I’ll make a confession: As I began reading Symptoms of Being Human, I didn’t think I’d learn a lot from the book. After all, it’s about a gender fluid teen — but my sister, many of my friends, and I all identify as LGBTQ+, and I’ve done a good amount of reading and thinking about gender identity. But my assumption was very wrong. Not only did this book draw me in with an engaging story and characters, it also highlighted for me just how deep my assumptions about gender identity and expression run.
Symptoms of Being Human follows the story of Riley, a high schooler who starts an anonymous blog about the experience of being gender fluid — which, in Riley’s case, means sometimes feeling more like a girl, sometimes more like a boy, and sometimes neither. Riley is not out at home or at school, but when the blog goes viral, a malicious classmate discovers who is behind it and begins threatening Riley. Riley must navigate the situation at school while simultaneously finding friends, a girlfriend, and a place in the LGBTQ+ community.
Although the plot itself is predictable sometimes, that was much less important to me than the remarkably pointed way in which Garvin challenges readers’ preconceptions. That point was driven home when Riley attends a gender and sexuality support group, and assumes that a transgender man is a woman based on his appearance. Riley says, “This is the second time in as many weeks that I’ve misjudged someone else’s gender identity. I feel a pang of shame; like everyone else, my instinct is to put people in a category” (154). In that moment, I realized that I was doing exactly the same thing: mentally assigning a male/female identity to Riley, trying to categorize every action and thought as “masculine” or “feminine” — even though Riley’s gender fluidity is made clear from page 1. Symptoms of Being Human is filled with striking examples of this kind of judgement and its effects on Riley and other characters. This does mean that Garvin addresses bullying, suicide, sexual assault, and other difficult topics. However, the representation of these issues in the books does not feel gratuitous; rather, it gives readers an important opportunity to learn about both themselves and the concrete issues that Garvin tackles.
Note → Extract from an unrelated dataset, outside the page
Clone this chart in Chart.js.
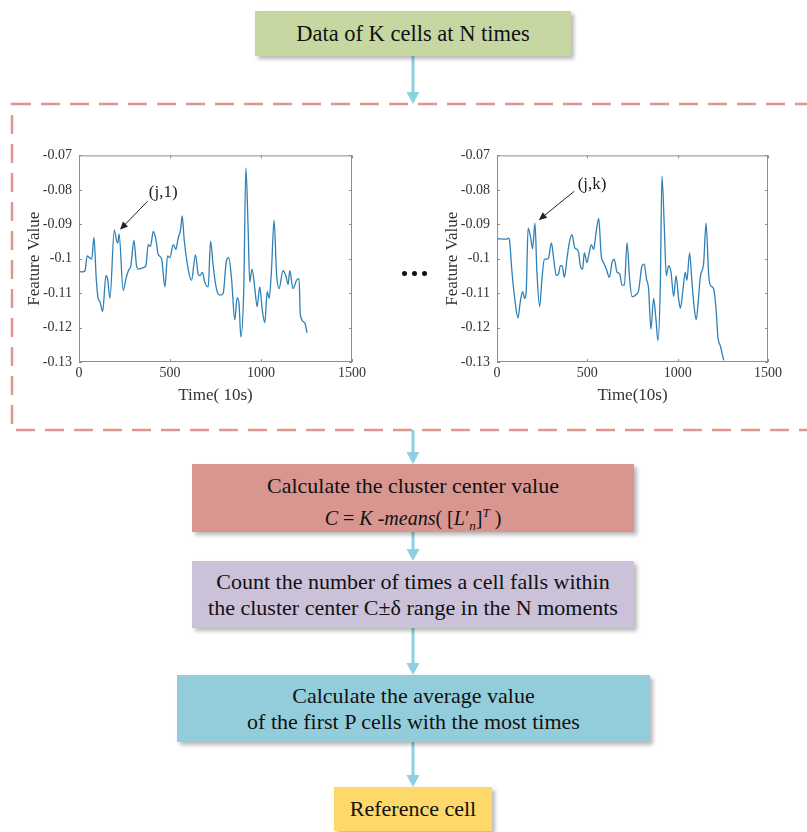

Finally, one of the main ideas of the book is that Riley has many identities and traits beyond gender fluidity, including an interest in music and a talent for writing. Indeed, Garvin uses Symptoms of Being Human to emphasize the similarities shared even by outwardly different people. This makes the story an engaging choice for anyone regardless of gender identity, and especially for teens who are trying to find community and identity. Also, it reinforces the importance of acceptance, respect, and trying to understand people with identities other than our own — a message that feels extraordinarily significant in today’s world.
By: Anja Hendrikse Liu
Garvin, Jeff. Symptoms of Being Human. New York: Balzer + Bray, 2016. Print.